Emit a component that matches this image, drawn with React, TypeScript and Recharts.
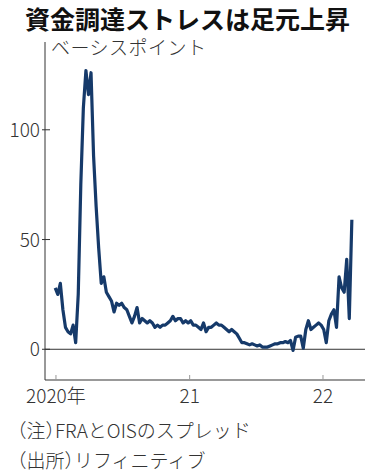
import { LineChart, Line, XAxis, YAxis, ReferenceLine } from 'recharts'

const DAY = 86400000
const START = Date.UTC(2019, 11, 30) // first weekly observation

// FRA-OIS spread, basis points, weekly readings
const spread = [
  28, 25, 30, 18, 10, 8, 7, 11, 3, 25,
  75, 110, 127, 116, 126, 88, 65, 46, 30, 33,
  26, 24, 22, 17, 21, 20, 21, 19, 18, 15,
  12, 15, 19, 12, 14, 13, 12, 13, 12, 10,
  11, 10, 11, 11, 12, 13, 15, 13, 14, 14,
  12, 13, 12, 13, 11, 11, 10, 9, 12, 8,
  10, 10, 11, 12, 11, 11, 10, 9, 8, 9,
  8, 7, 5, 3, 3, 2.5, 2, 2.5, 2, 1.5,
  2, 1, 1, 1, 1.5, 2, 2.5, 2.5, 3, 3,
  3.5, 3, 4, -0.5, 5.5, 6, 6, 0.5, 9, 13,
  9, 10, 11, 12, 11, 9, 3, 13, 16, 18,
  10, 33, 28, 26, 41, 14, 59,
]

const yearTicks = [Date.UTC(2020, 0, 1), Date.UTC(2021, 0, 1), Date.UTC(2022, 0, 1)]
const yearLabels = ['2020年', '21', '22']
const valueTicks = [0, 50, 100]

const data = spread.map((v, i) => ({ t: START + i * 7 * DAY, v }))

const FONT = '"Noto Sans CJK JP", "Noto Sans", sans-serif'

const YTick = ({ x, y, payload }: any) => (
  <g>
    <line x1={x - 3} x2={x + 5} y1={y} y2={y} stroke="#333" strokeWidth={1} />
    <text x={x - 5} y={y} dy={7} textAnchor="end" fontSize={19} fontFamily={FONT} fill="#333" fontWeight={300}>
      {payload.value}
    </text>
  </g>
)

const XTick = ({ x, y, payload }: any) => {
  const i = yearTicks.indexOf(payload.value)
  return (
    <g>
      <line x1={x} x2={x} y1={y - 5} y2={y} stroke="#999" strokeWidth={1} />
      <text x={x} y={y + 23} textAnchor="middle" fontSize={19} fontFamily={FONT} fill="#333" fontWeight={300}>
        {yearLabels[i]}
      </text>
    </g>
  )
}

const note = { position: 'absolute' as const, left: 17, fontSize: 19, fontWeight: 300, lineHeight: 1, whiteSpace: 'nowrap' as const, color: '#333', fontFeatureSettings: '"halt"' }

export default function App() {
  return (
    <div style={{ position: 'absolute', left: 0, top: 0, width: 375, height: 476, background: '#fff', fontFamily: FONT, color: '#222' }}>
      <div style={{ position: 'absolute', left: 25, top: 6, fontSize: 25, fontWeight: 700, lineHeight: 1, whiteSpace: 'nowrap', color: '#111' }}>
        資金調達ストレスは足元上昇
      </div>
      <div style={{ position: 'absolute', left: 51, top: 37, fontSize: 19, fontWeight: 300, lineHeight: 1, letterSpacing: 0.5, whiteSpace: 'nowrap', color: '#333' }}>
        ベーシスポイント
      </div>
      <LineChart width={375} height={476} data={data} margin={{ top: 42, right: 10, bottom: 66, left: 0 }}>
        <XAxis
          dataKey="t"
          type="number"
          domain={[Date.UTC(2019, 11, 2), Date.UTC(2022, 3, 26)]}
          allowDataOverflow
          ticks={yearTicks}
          tick={<XTick />}
          tickSize={0}
          tickMargin={0}
          tickLine={false}
          axisLine={{ stroke: '#999', strokeWidth: 2 }}
          height={30}
        />
        <YAxis
          type="number"
          domain={[-14, 140]}
          allowDataOverflow
          ticks={valueTicks}
          tick={<YTick />}
          tickSize={0}
          tickMargin={0}
          tickLine={false}
          axisLine={{ stroke: '#333', strokeWidth: 1 }}
          width={45}
        />
        <ReferenceLine y={0} stroke="#333" strokeWidth={1} />
        <Line
          type="linear"
          dataKey="v"
          stroke="#163a6a"
          strokeWidth={3.2}
          strokeLinejoin="round"
          dot={false}
          isAnimationActive={false}
        />
      </LineChart>
      <div style={{ ...note, top: 420 }}>（注）FRAとOISのスプレッド</div>
      <div style={{ ...note, top: 450 }}>（出所）リフィニティブ</div>
    </div>
  )
}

=====

● Instructions for the task
Repeat the lines above exactly, and keep every picture out.

● Worked solution
Emit a component that matches this image, drawn with React, TypeScript and Recharts.
import { LineChart, Line, XAxis, YAxis, ReferenceLine } from 'recharts'

const DAY = 86400000
const START = Date.UTC(2019, 11, 30) // first weekly observation

// FRA-OIS spread, basis points, weekly readings
const spread = [
  28, 25, 30, 18, 10, 8, 7, 11, 3, 25,
  75, 110, 127, 116, 126, 88, 65, 46, 30, 33,
  26, 24, 22, 17, 21, 20, 21, 19, 18, 15,
  12, 15, 19, 12, 14, 13, 12, 13, 12, 10,
  11, 10, 11, 11, 12, 13, 15, 13, 14, 14,
  12, 13, 12, 13, 11, 11, 10, 9, 12, 8,
  10, 10, 11, 12, 11, 11, 10, 9, 8, 9,
  8, 7, 5, 3, 3, 2.5, 2, 2.5, 2, 1.5,
  2, 1, 1, 1, 1.5, 2, 2.5, 2.5, 3, 3,
  3.5, 3, 4, -0.5, 5.5, 6, 6, 0.5, 9, 13,
  9, 10, 11, 12, 11, 9, 3, 13, 16, 18,
  10, 33, 28, 26, 41, 14, 59,
]

const yearTicks = [Date.UTC(2020, 0, 1), Date.UTC(2021, 0, 1), Date.UTC(2022, 0, 1)]
const yearLabels = ['2020年', '21', '22']
const valueTicks = [0, 50, 100]

const data = spread.map((v, i) => ({ t: START + i * 7 * DAY, v }))

const FONT = '"Noto Sans CJK JP", "Noto Sans", sans-serif'

const YTick = ({ x, y, payload }: any) => (
  <g>
    <line x1={x - 3} x2={x + 5} y1={y} y2={y} stroke="#333" strokeWidth={1} />
    <text x={x - 5} y={y} dy={7} textAnchor="end" fontSize={19} fontFamily={FONT} fill="#333" fontWeight={300}>
      {payload.value}
    </text>
  </g>
)

const XTick = ({ x, y, payload }: any) => {
  const i = yearTicks.indexOf(payload.value)
  return (
    <g>
      <line x1={x} x2={x} y1={y - 5} y2={y} stroke="#999" strokeWidth={1} />
      <text x={x} y={y + 23} textAnchor="middle" fontSize={19} fontFamily={FONT} fill="#333" fontWeight={300}>
        {yearLabels[i]}
      </text>
    </g>
  )
}

const note = { position: 'absolute' as const, left: 17, fontSize: 19, fontWeight: 300, lineHeight: 1, whiteSpace: 'nowrap' as const, color: '#333', fontFeatureSettings: '"halt"' }

export default function App() {
  return (
    <div style={{ position: 'absolute', left: 0, top: 0, width: 375, height: 476, background: '#fff', fontFamily: FONT, color: '#222' }}>
      <div style={{ position: 'absolute', left: 25, top: 6, fontSize: 25, fontWeight: 700, lineHeight: 1, whiteSpace: 'nowrap', color: '#111' }}>
        資金調達ストレスは足元上昇
      </div>
      <div style={{ position: 'absolute', left: 51, top: 37, fontSize: 19, fontWeight: 300, lineHeight: 1, letterSpacing: 0.5, whiteSpace: 'nowrap', color: '#333' }}>
        ベーシスポイント
      </div>
      <LineChart width={375} height={476} data={data} margin={{ top: 42, right: 10, bottom: 66, left: 0 }}>
        <XAxis
          dataKey="t"
          type="number"
          domain={[Date.UTC(2019, 11, 2), Date.UTC(2022, 3, 26)]}
          allowDataOverflow
          ticks={yearTicks}
          tick={<XTick />}
          tickSize={0}
          tickMargin={0}
          tickLine={false}
          axisLine={{ stroke: '#999', strokeWidth: 2 }}
          height={30}
        />
        <YAxis
          type="number"
          domain={[-14, 140]}
          allowDataOverflow
          ticks={valueTicks}
          tick={<YTick />}
          tickSize={0}
          tickMargin={0}
          tickLine={false}
          axisLine={{ stroke: '#333', strokeWidth: 1 }}
          width={45}
        />
        <ReferenceLine y={0} stroke="#333" strokeWidth={1} />
        <Line
          type="linear"
          dataKey="v"
          stroke="#163a6a"
          strokeWidth={3.2}
          strokeLinejoin="round"
          dot={false}
          isAnimationActive={false}
        />
      </LineChart>
      <div style={{ ...note, top: 420 }}>（注）FRAとOISのスプレッド</div>
      <div style={{ ...note, top: 450 }}>（出所）リフィニティブ</div>
    </div>
  )
}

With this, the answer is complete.